Public transportation might be nonexistent
If you decide to live in a rural area, you better have a car. Most remote areas lack popular amenities like rideshare services and public transportation.
You also may not have access to delivery services such as DoorDash or Postmates.
It’s possible you will have too much peace and quiet
Many people move to the country searching for peace and quiet. But they might not know what they’re getting themselves into.
It’s understandable if the noise and chaos of the city are too much for you, but the absolute silence of rural living can be just as bad for some.
Removed from businesses, highways, and even average suburban streets, you’re left with complete, utter, all-encompassing silence — save for the occasional cricket or critter.
Get ready to become a lawn care expert
Apartment or complex living certainly has disadvantages, but you rarely have to worry about maintaining your lawn if you have one.
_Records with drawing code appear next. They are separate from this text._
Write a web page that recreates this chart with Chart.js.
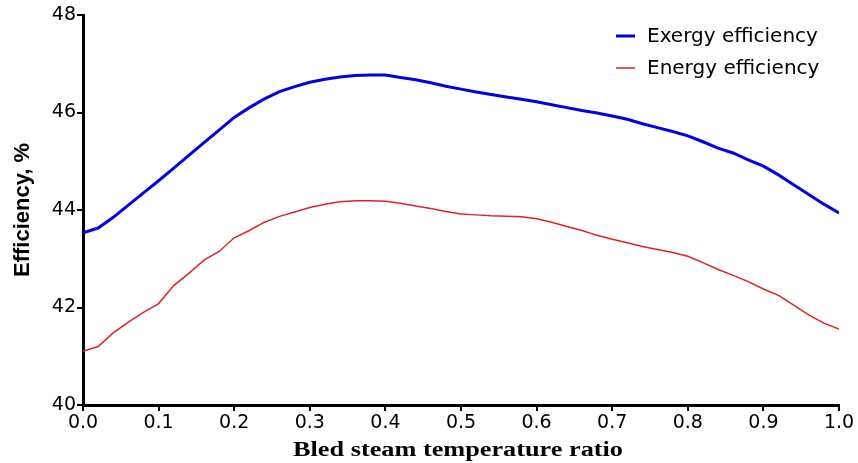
<!DOCTYPE html>
<html>
<head>
<meta charset="utf-8">
<script src="https://cdn.jsdelivr.net/npm/chart.js@4.4.0/dist/chart.umd.min.js"></script>
<style>
  html, body { margin: 0; padding: 0; background: #fff; }
  #wrap { width: 858px; height: 463px; }
</style>
</head>
<body>
<div id="wrap"><canvas id="chart" width="858" height="463"></canvas></div>
<script>
// bled steam temperature ratio, step 0.02
const ratio = [0.00, 0.02, 0.04, 0.06, 0.08, 0.10, 0.12, 0.14, 0.16, 0.18,
               0.20, 0.22, 0.24, 0.26, 0.28, 0.30, 0.32, 0.34, 0.36, 0.38,
               0.40, 0.42, 0.44, 0.46, 0.48, 0.50, 0.52, 0.54, 0.56, 0.58,
               0.60, 0.62, 0.64, 0.66, 0.68, 0.70, 0.72, 0.74, 0.76, 0.78,
               0.80, 0.82, 0.84, 0.86, 0.88, 0.90, 0.92, 0.94, 0.96, 0.98, 1.00];

const exergy = [43.53, 43.63, 43.85, 44.10, 44.35, 44.60, 44.86, 45.12, 45.38, 45.64,
                45.90, 46.10, 46.28, 46.43, 46.53, 46.62, 46.68, 46.73, 46.76, 46.77,
                46.77, 46.72, 46.67, 46.61, 46.54, 46.48, 46.42, 46.37, 46.32, 46.27,
                46.22, 46.16, 46.10, 46.04, 45.99, 45.93, 45.86, 45.77, 45.69, 45.61,
                45.52, 45.40, 45.27, 45.17, 45.03, 44.90, 44.72, 44.52, 44.32, 44.12, 43.94];

const energy = [41.10, 41.20, 41.48, 41.70, 41.90, 42.08, 42.45, 42.70, 42.97, 43.15,
                43.43, 43.58, 43.75, 43.87, 43.96, 44.05, 44.12, 44.17, 44.19, 44.19,
                44.18, 44.14, 44.08, 44.03, 43.97, 43.92, 43.90, 43.88, 43.87, 43.86,
                43.82, 43.75, 43.66, 43.58, 43.48, 43.40, 43.33, 43.25, 43.19, 43.13,
                43.05, 42.92, 42.78, 42.66, 42.53, 42.38, 42.25, 42.05, 41.85, 41.68, 41.56];

const yTicks = [40, 42, 44, 46, 48];
const xTitle = "Bled steam temperature ratio";

const toPoints = (ys) => ratio.map((x, i) => ({ x: x, y: ys[i] }));

// stacked legend top right + the wide serif x title (the source text is stretched sideways)
const extras = {
  id: "extras",
  afterDraw(chart) {
    const ctx = chart.ctx;
    const area = chart.chartArea;
    ctx.save();
    ctx.font = "20px 'DejaVu Sans', sans-serif";
    ctx.textBaseline = "middle";
    ctx.textAlign = "left";
    chart.data.datasets.forEach((ds, i) => {
      const y = 36 + i * 32;
      ctx.strokeStyle = ds.borderColor;
      ctx.lineWidth = ds.borderWidth;
      ctx.beginPath();
      ctx.moveTo(616, y);
      ctx.lineTo(635, y);
      ctx.stroke();
      ctx.fillStyle = "#000";
      ctx.fillText(ds.label, 647, y + 1);
    });

    ctx.font = "bold 20px 'Liberation Serif', 'Times New Roman', serif";
    ctx.textAlign = "center";
    ctx.textBaseline = "alphabetic";
    const w = ctx.measureText(xTitle).width;
    const sx = 330 / w;
    ctx.translate((area.left + area.right) / 2 - 3, 456);
    ctx.scale(sx, 1);
    ctx.fillText(xTitle, 0, 0);
    ctx.restore();
  }
};

new Chart(document.getElementById("chart"), {
  type: "line",
  data: {
    datasets: [
      {
        label: "Exergy efficiency",
        data: toPoints(exergy),
        borderColor: "#0000e0",
        borderWidth: 3,
        pointRadius: 0,
        tension: 0
      },
      {
        label: "Energy efficiency",
        data: toPoints(energy),
        borderColor: "#dd2424",
        borderWidth: 1.5,
        pointRadius: 0,
        tension: 0
      }
    ]
  },
  options: {
    responsive: false,
    animation: false,
    layout: { padding: { top: 15, right: 19, left: 0, bottom: 0 } },
    plugins: {
      legend: { display: false },
      tooltip: { enabled: false }
    },
    scales: {
      x: {
        type: "linear",
        min: 0,
        max: 1,
        afterFit(scale) { scale.height = 58; },
        border: { display: true, color: "#000", width: 3 },
        grid: { drawOnChartArea: false, drawTicks: true, tickLength: 6, tickColor: "#000", lineWidth: 2 },
        ticks: {
          stepSize: 0.1,
          color: "#000",
          padding: 1,
          maxRotation: 0,
          font: { family: "'DejaVu Sans', sans-serif", size: 19 },
          callback: (v) => v.toFixed(1)
        },
        title: { display: false }
      },
      y: {
        type: "linear",
        min: 40,
        max: 48,
        afterFit(scale) { scale.width = 83; },
        afterBuildTicks(scale) { scale.ticks = yTicks.map((v) => ({ value: v })); },
        border: { display: true, color: "#000", width: 3 },
        grid: { drawOnChartArea: false, drawTicks: true, tickLength: 6, tickColor: "#000", lineWidth: 2 },
        ticks: {
          color: "#000",
          padding: 1,
          font: { family: "'DejaVu Sans', sans-serif", size: 19 }
        },
        title: {
          display: true,
          text: "Efficiency, %",
          color: "#000",
          padding: { top: 10, bottom: 0 },
          font: { family: "'Liberation Sans', Arial, sans-serif", size: 22, weight: "bold" }
        }
      }
    }
  },
  plugins: [extras]
});
</script>
</body>
</html>
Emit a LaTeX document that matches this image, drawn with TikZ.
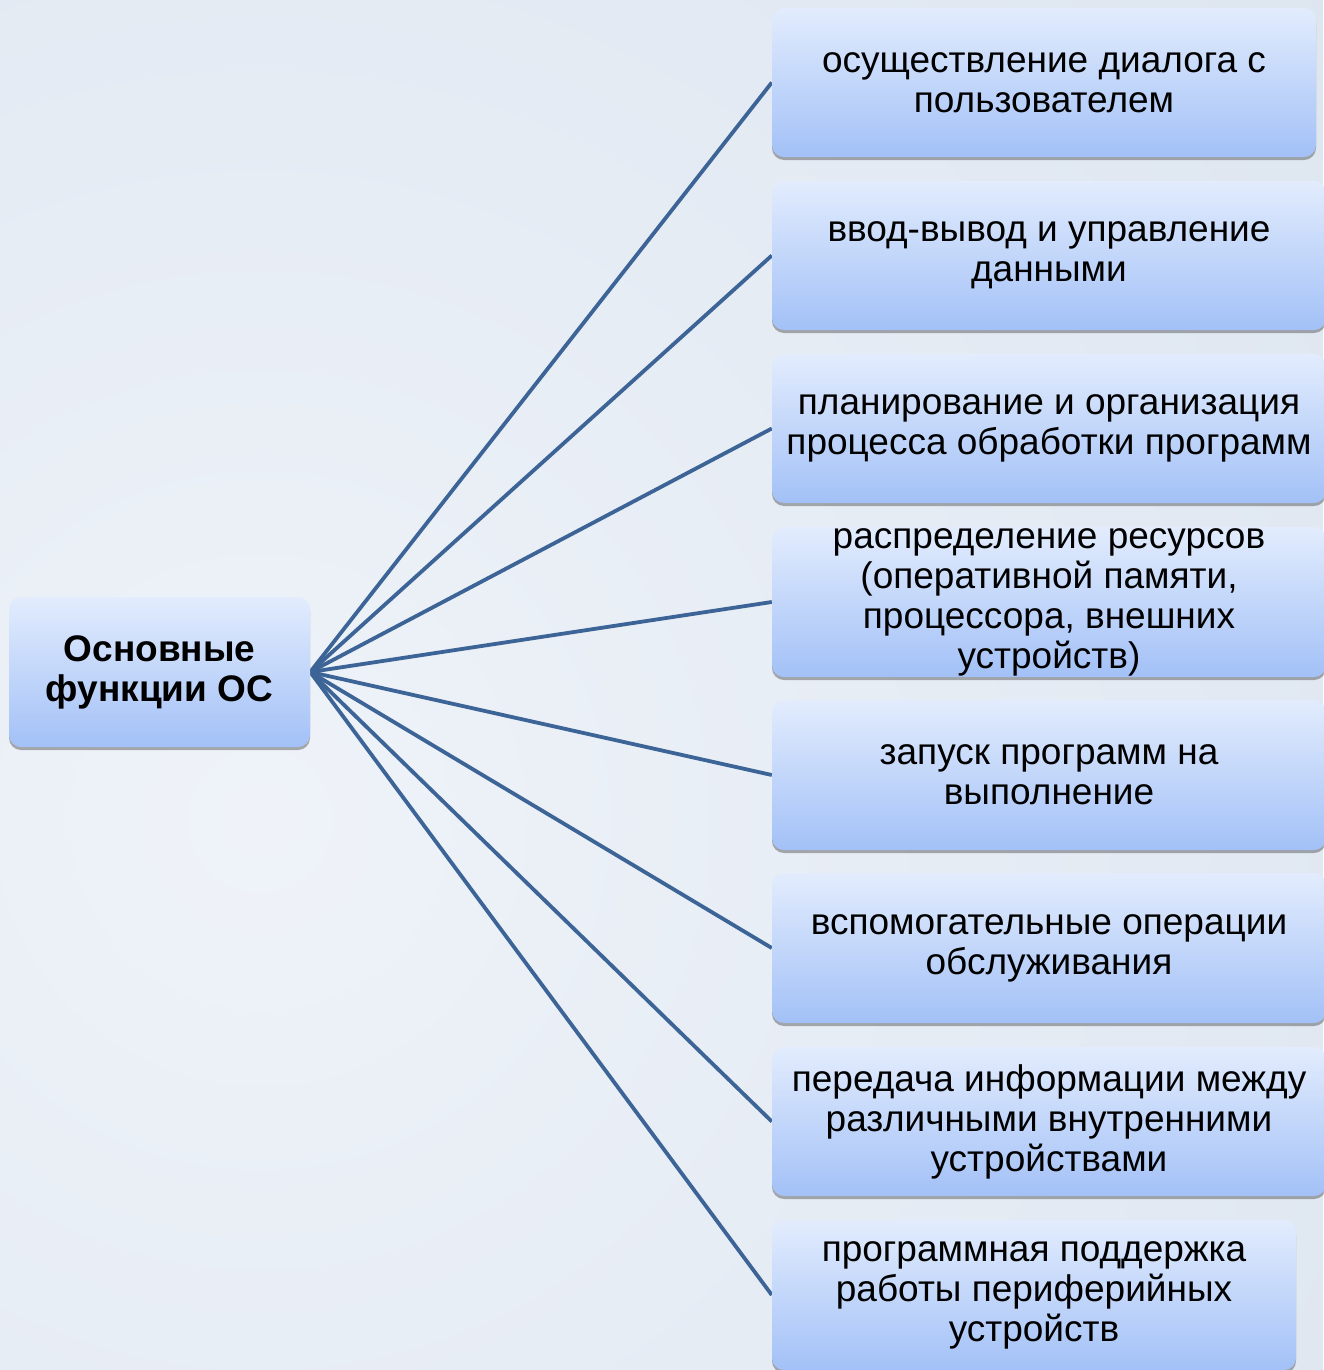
\documentclass[tikz,border=0pt]{standalone}
\usepackage{fontspec}
\setmainfont{Liberation Sans}
\usetikzlibrary{shadows}
\definecolor{boxtop}{HTML}{E2ECFD}
\definecolor{boxbot}{HTML}{A3C1F7}
\definecolor{linkc}{HTML}{3D6496}
\definecolor{bgin}{HTML}{EFF3F9}
\definecolor{bgout}{HTML}{D6E0EC}
\pgfdeclarelayer{bglayer}
\pgfdeclarelayer{linklayer}
\pgfsetlayers{bglayer,linklayer,main}
\tikzset{
  fbox/.style={rectangle, rounded corners=12pt, inner sep=0pt,
    top color=boxtop, bottom color=boxbot, draw=none,
    drop shadow={shadow xshift=0pt, shadow yshift=-3pt, opacity=0.45, fill=black!70},
    align=center, font=\fontsize{37}{40}\selectfont, text=black},
  link/.style={draw=linkc, line width=3.8pt}
}
\begin{document}
\begin{tikzpicture}[x=1pt,y=-1pt]
\useasboundingbox (0,0) rectangle (1323,1370);
\begin{pgfonlayer}{bglayer}
  \fill[bgout] (0,0) rectangle (1323,1370);
  \begin{scope}
    \clip (0,0) rectangle (1323,1370);
    \shade[inner color=bgin, outer color=bgout] (260,820) circle[radius=1900];
  \end{scope}
\end{pgfonlayer}
\node[fbox, minimum width=301pt, minimum height=150pt, font=\fontsize{37}{40}\selectfont\bfseries] (main) at (159.5,672) {Основные\\функции ОС};
\node[fbox, minimum width=544pt, minimum height=149pt] (b1) at (1044,82.5) {осуществление диалога с\\пользователем};
\node[fbox, minimum width=554pt, minimum height=149pt] (b2) at (1049,255.5) {ввод-вывод и управление\\данными};
\node[fbox, minimum width=554pt, minimum height=149pt] (b3) at (1049,428.5) {планирование и организация\\процесса обработки программ};
\node[fbox, minimum width=554pt, minimum height=150pt] (b4) at (1049,602) {распределение ресурсов\\(оперативной памяти,\\процессора, внешних\\устройств)};
\node[fbox, minimum width=554pt, minimum height=150pt] (b5) at (1049,775) {запуск программ на\\выполнение};
\node[fbox, minimum width=554pt, minimum height=150pt] (b6) at (1049,948) {вспомогательные операции\\обслуживания};
\node[fbox, minimum width=554pt, minimum height=149pt] (b7) at (1049,1121.5) {передача информации между\\различными внутренними\\устройствами};
\node[fbox, minimum width=524pt, minimum height=150pt] (b8) at (1034,1295) {программная поддержка\\работы периферийных\\устройств};
\begin{pgfonlayer}{linklayer}
  \foreach \b in {b1,b2,b3,b4,b5,b6,b7,b8}
    \draw[link] (main.east) -- (\b.west);
\end{pgfonlayer}
\end{tikzpicture}
\end{document}
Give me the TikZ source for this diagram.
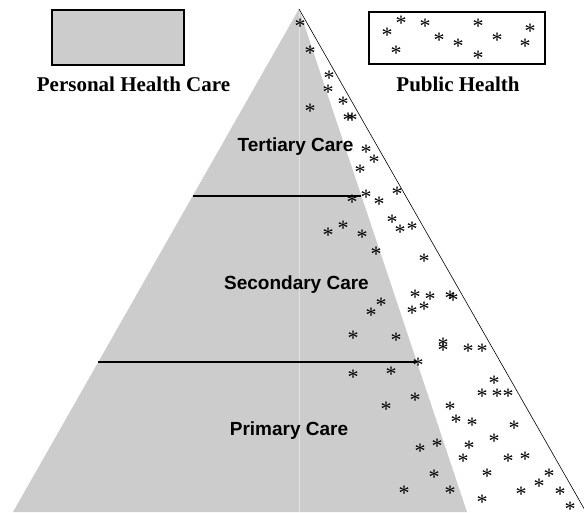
\documentclass[tikz,border=0pt]{standalone}
\usepackage{fontspec}
\setmainfont{Liberation Serif}
\newfontfamily\arialfont{Liberation Sans}
\usetikzlibrary{calc}

\definecolor{carefill}{RGB}{204,204,204}
\definecolor{midline}{RGB}{226,226,226}

\begin{document}
\begin{tikzpicture}[x=1pt, y=-1pt,
                    legend box/.style={draw, line width=2pt, inner sep=0pt},
                    legend text/.style={anchor=base, inner sep=0pt, font=\fontsize{21}{21}\selectfont\bfseries},
                    level text/.style={anchor=base, inner sep=0pt, font=\arialfont\fontsize{19}{19}\selectfont\bfseries},
                    spot/.style={anchor=base, inner sep=0pt, yshift=-10.4pt, font=\fontsize{22}{22}\selectfont}]

  \useasboundingbox (0,0) rectangle (584,512);

  % the pyramid
  \coordinate (top) at (299,9);
  \coordinate (bl) at (13,512);
  \coordinate (br) at (467,512);
  \coordinate (mid) at (299,512);
  \coordinate (far) at (586,512);
  \fill[carefill] (top) -- (bl) -- (br) -- cycle;
  \draw[midline, line width=0.8pt] (top) -- (mid);
  \draw[line width=0.6pt] (top) -- (far);

  % public health spots
  \foreach \x/\y [count=\i] in {300/23, 310/50, 329/75, 328/89, 343/101, 310/108, 348/117, 352/117,
      366/149, 374/159, 360/169, 397/191, 366/194, 352/199, 379/201,
      392/219, 400/229, 412/226, 343/225, 328/232, 362/234, 376/251, 424/258,
      415/294, 430/296, 450/295, 453/297, 381/302, 371/312, 412/310, 424/306,
      353/335, 396/337, 443/342, 443/347, 468/348, 482/348, 418/362,
      353/374, 391/371, 494/380, 482/393, 497/393, 508/393, 415/397, 386/406, 450/406,
      456/419, 472/422, 514/425, 494/438, 437/443, 420/448, 469/445,
      463/458, 508/458, 525/456, 434/474, 487/473, 549/473, 539/483,
      404/490, 450/490, 521/491, 560/491, 482/499, 570/506}
    \node[spot] (ph\i) at (\x,\y) {*};

  % level borders
  \coordinate (t1l) at ($(top)!0.372!(bl)$);
  \coordinate (t1r) at ($(top)!0.372!(br)$);
  \coordinate (t2l) at ($(top)!0.702!(bl)$);
  \coordinate (t2r) at ($(top)!0.702!(br)$);
  \draw[line width=2pt] (t1l) -- (t1r);
  \draw[line width=2pt] (t2l) -- (t2r);

  \node[level text] (tertiary) at (295.5,151) {Tertiary Care};
  \node[level text] (secondary) at (296.5,289) {Secondary Care};
  \node[level text] (primary) at (289,435) {Primary Care};

  % legend
  \node[legend box, fill=carefill, minimum width=132pt, minimum height=55pt] (personal) at (118,37.5) {};
  \node[legend text] (personal label) at (133.5,91) {Personal Health Care};
  \node[legend box, minimum width=176pt, minimum height=52pt] (public) at (457,38) {};
  \node[legend text] (public label) at (458,91) {Public Health};

  \foreach \x/\y [count=\i] in {401/20, 387/32, 425/23, 478/23, 530/28, 439/37,
      458/43, 497/37, 525/43, 396/50, 478/55}
    \node[spot] (key\i) at (\x,\y) {*};
\end{tikzpicture}
\end{document}
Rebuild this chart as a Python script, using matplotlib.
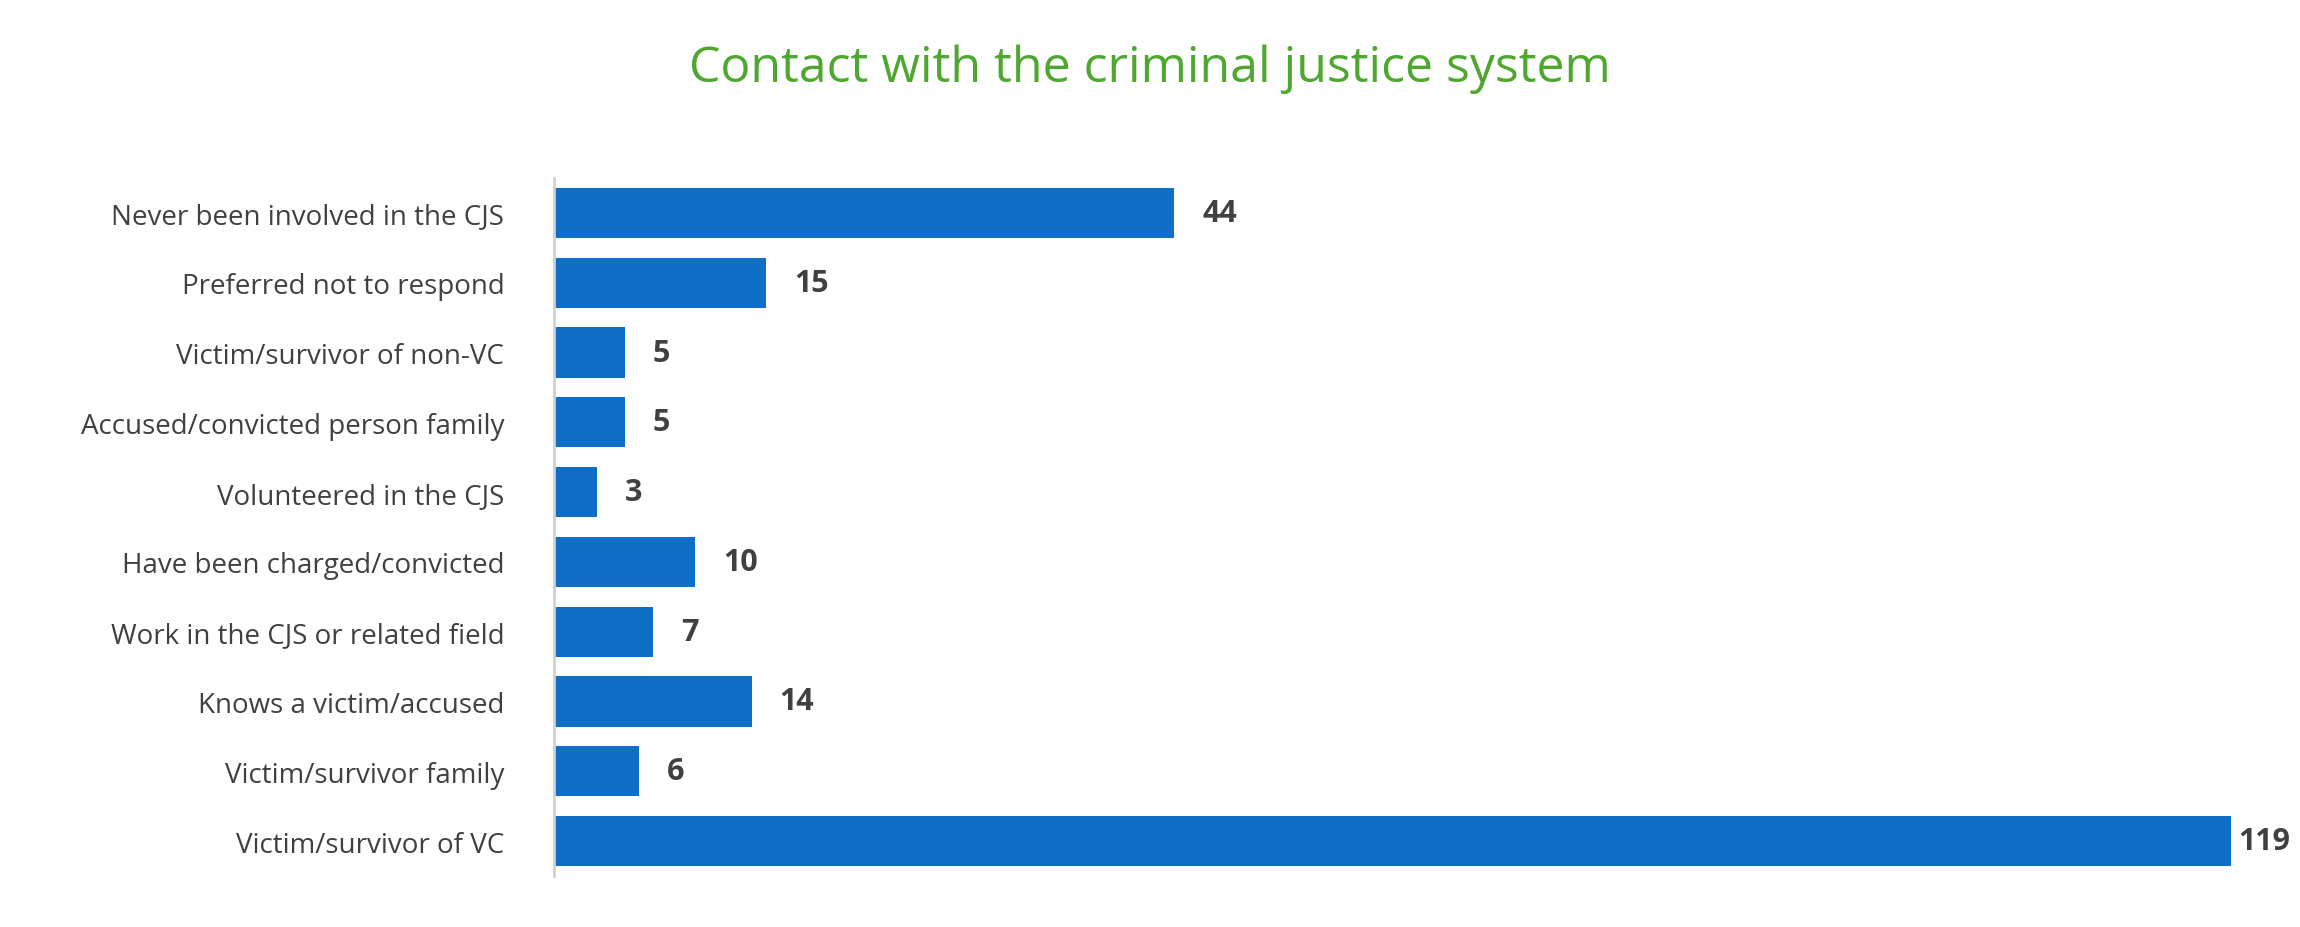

You also have the advantage of a landlord who can help with leaks, broken heaters, and other standard maintenance issues.
When you move to a rural area, you give up that luxury entirely.
Tasks like home and lawn upkeep fall entirely on your shoulders. More than that, lawn maintenance becomes much more involved than simply mowing. Instead, you also have to worry about keeping animals, invasive plants, and more off your property.
Even home maintenance gets more complicated, like preparing your house and property for harsh weather.
You might find fewer job opportunities and resources
Don’t expect a lucrative job market to be waiting when moving to a rural community. Even if you move with a job secured, prepare yourself if something unexpected happens because positions in rural areas can be limited and competitive.
Be careful with remote work, too. Internet access can often be spotty and unreliable. If you choose to commute, prepare yourself for a lengthy drive.
Isolation can be a real issue
Moving to a new city or town comes with its own set of challenges. Still, there are usually bars, restaurants, and other opportunities to socialize and integrate yourself into the community.
The same can rarely be said about rural life. That isn’t to say that people aren’t friendly. However, there aren’t as many opportunities to meet them. Your nearest neighbor may be miles down the road; unless you work locally, you might feel isolated.
Weather is an issue everywhere, but especially so in rural areas. In cities and suburbs, roads are salted and plowed when you get snow or ice. If a storm knocks down power lines, the response time is often very prompt.
In the country, though, you may have to fend for yourself — especially if you’re remote. Even a light layer of snow can disrupt your daily operations in the country.
There's a lot to enjoy about rural living. But those unfamiliar with the lifestyle should be wary of romanticizing it before getting in over their heads.
It’s a more self-reliant way of living, quieter and slower than in cities and suburbs, but with fewer resources and luxuries.
Don't hesitate to answer if the quiet country life calls you — and you hope to buy a cheaper house and get ahead financially. Just know what you’re getting into.